How your Christmas party speech comes together with eloqole

You give eloqole the key facts of your year: two or three events, the names you want to thank, the setting of the party, and your speaking time. Out of that comes a fully written office Christmas party speech in your tone, from the opening to the buffet call, with an optional cue-card version for speaking freely. A flesh-and-blood speechwriter needs days for that; eloqole delivers the first draft in minutes, and you polish until the speech sounds like you.

1

Tell

Keywords, names, moments — eloqole asks the right follow-up questions, rough notes are fine.

2

Shape

Pick tone and speaking time. Rearrange the outline until it fits.

3

Deliver

Read the finished speech, refine it and rehearse with the teleprompter until it sticks.

Frequently asked questions

+What do you say in a Christmas party speech?

Three things: what actually happened this year, who you are thanking and for what, and what is coming next year. One concrete moment from the workplace carries further than any calendar wisdom. Close with a wish for the holidays and the invitation to the buffet.

+How do you open a Christmas party speech?

With the greeting, then straight into a moment from the year: “Colleagues, in February this company ran three days without power.” An opening scene pulls the room in faster than any quote about the season of giving.

+How long should an office Christmas party speech be?

Five to seven minutes, which is roughly 700 to 1,000 spoken words. Before dinner, every minute past that is borrowed. In a club or a small team, three to four minutes is often plenty.

+Should I speak freely or read from a script?

The cue card sits between the two. Read the full text and you lose eye contact and sound impersonal; speak completely off the cuff and nerves will eat half the thank-yous. Five bullet points on a card, first and last sentence memorized: that carries any holiday speech.

+Does the speech have to be funny?

It does not have to be, but it may be. A funny Christmas party speech only works with humor from your own house: the anecdote about the server crash on inventory day gets the room laughing, the joke copied from the internet gets polite nods. If in doubt, cut the joke and keep the anecdote.

+When is the best moment for the speech?

Before dinner, when everyone has arrived and no cutlery is clattering yet. That is exactly why the hard length rule exists: you are the only thing standing between the guests and the buffet. After dinner you reach half the attention at best.

+Who gives the speech at the office party?

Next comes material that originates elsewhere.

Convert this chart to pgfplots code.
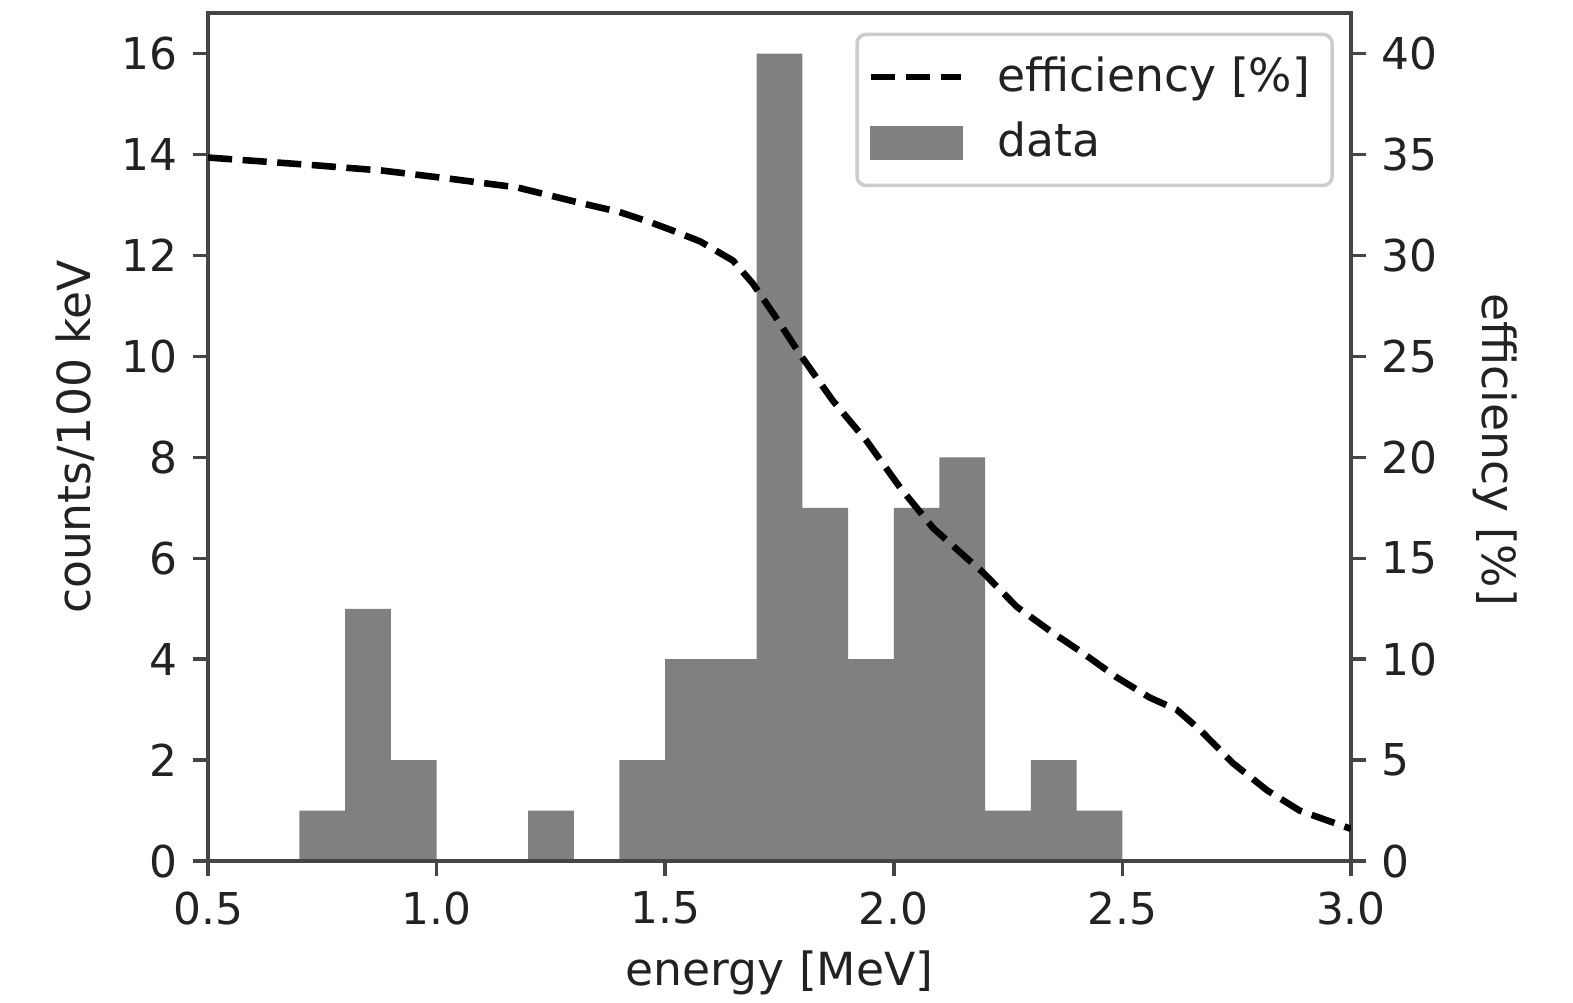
\documentclass[border=0pt]{standalone}
\usepackage{pgfplots}
\pgfplotsset{compat=1.18}
\usepackage{fontspec}
\setmainfont{DejaVu Sans}
\definecolor{spine}{HTML}{454545}
\definecolor{txt}{HTML}{222222}
\definecolor{barc}{HTML}{808080}
\definecolor{legframe}{HTML}{CCCCCC}
\begin{document}
\begin{tikzpicture}
\pgfplotsset{
  common/.style={
    scale only axis, width=260.4pt, height=193.2pt,
    xmin=0.5, xmax=3.0,
    axis line style={spine, line width=0.8pt},
    tick style={spine, line width=0.8pt},
    major tick length=3.5pt,
    tick align=outside,
    /pgf/number format/assume math mode=true,
    ticklabel style={font=\fontsize{10}{12}\selectfont, text=txt},
    label style={font=\fontsize{10.4}{12.5}\selectfont, text=txt},
  }
}
\begin{axis}[common, name=ax,
  axis on top,
  ymin=0, ymax=16.8,
  ytick={0,2,4,6,8,10,12,14,16},
  xtick={0.5,1.0,1.5,2.0,2.5,3.0},
  xticklabel style={/pgf/number format/.cd, fixed, fixed zerofill, precision=1},
  xtick pos=bottom, ytick pos=left,
  xlabel={energy [MeV]},
  ylabel={counts/100 keV},
  xlabel style={at={(axis description cs:0.5,-0.132)}, anchor=center},
  ylabel style={at={(axis description cs:-0.1164,0.5)}, anchor=center},
]
\addplot[ybar interval, fill=barc, draw=none] coordinates {
(0.7,1) (0.8,5) (0.9,2) (1.0,0) (1.1,0) (1.2,1) (1.3,0) (1.4,2) (1.5,4)
(1.6,4) (1.7,16) (1.8,7) (1.9,4) (2.0,7) (2.1,8) (2.2,1) (2.3,2) (2.4,1) (2.5,0)
};
\end{axis}
\begin{axis}[common,
  ymin=0, ymax=42,
  axis y line*=right, axis x line=none,
  ytick={0,5,10,15,20,25,30,35,40},
  ylabel={efficiency [\%]},
  ylabel style={at={(axis description cs:1.126,0.485)}, anchor=center, rotate=180},
  legend cell align=left,
  legend style={at={(rel axis cs:0.985,0.977)}, anchor=north east,
    draw=legframe, line width=0.8pt, rounded corners=2pt, fill=white, text=txt,
    font=\fontsize{10.4}{12.5}\selectfont, inner xsep=2.5pt, inner ysep=2.5pt, row sep=0.6pt,
    nodes={inner sep=2.5pt},
    /tikz/every odd column/.append style={column sep=5pt}},
  legend image code/.code={\draw[#1, sharp corners] (0pt,0pt) -- (20.5pt,0pt);},
]
\addplot[black, line width=1.5pt, dash pattern=on 5.5pt off 2.4pt] coordinates {
(0.5,34.85) (0.592,34.7) (0.738,34.46) (0.883,34.2) (1.029,33.8) (1.176,33.37)
(1.32,32.57) (1.40,32.15) (1.467,31.65) (1.52,31.2) (1.576,30.7) (1.648,29.75) (1.692,28.6)
(1.74,27.0) (1.795,25.1) (1.867,22.8) (1.941,20.8) (2.014,18.5) (2.086,16.5)
(2.16,15.0) (2.195,14.3) (2.269,12.6) (2.342,11.4) (2.414,10.3) (2.488,9.1)
(2.56,8.1) (2.619,7.5) (2.67,6.5) (2.742,4.85) (2.817,3.5) (2.888,2.5) (3.0,1.6)
};
\addlegendentry{efficiency [\%]}
\addlegendimage{legend image code/.code={\fill[barc, sharp corners] (0pt,-3.5pt) rectangle (20.5pt,3.5pt);}}
\addlegendentry{data}
\end{axis}
\pgfresetboundingbox
\path[use as bounding box] ([xshift=-47.4pt,yshift=-32.1pt]ax.south west) rectangle ([xshift=50.6pt,yshift=3pt]ax.north east);
\end{tikzpicture}
\end{document}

In a company, the CEO or the hosting manager; at site and team parties, the team lead; in a club, the chair. Whoever invites, speaks. A second short response from the team, say a thank-you back to the boss, is a nice surprise, but it should be agreed in advance and stay brief.

+What does NOT belong in a Christmas party speech?

Bad news, scores to settle with departments, and the full annual report. If you have to announce cost cuts in January, you do not announce them between the mulled wine and the roast. The party is a thank-you to the staff; hard decisions have no place there.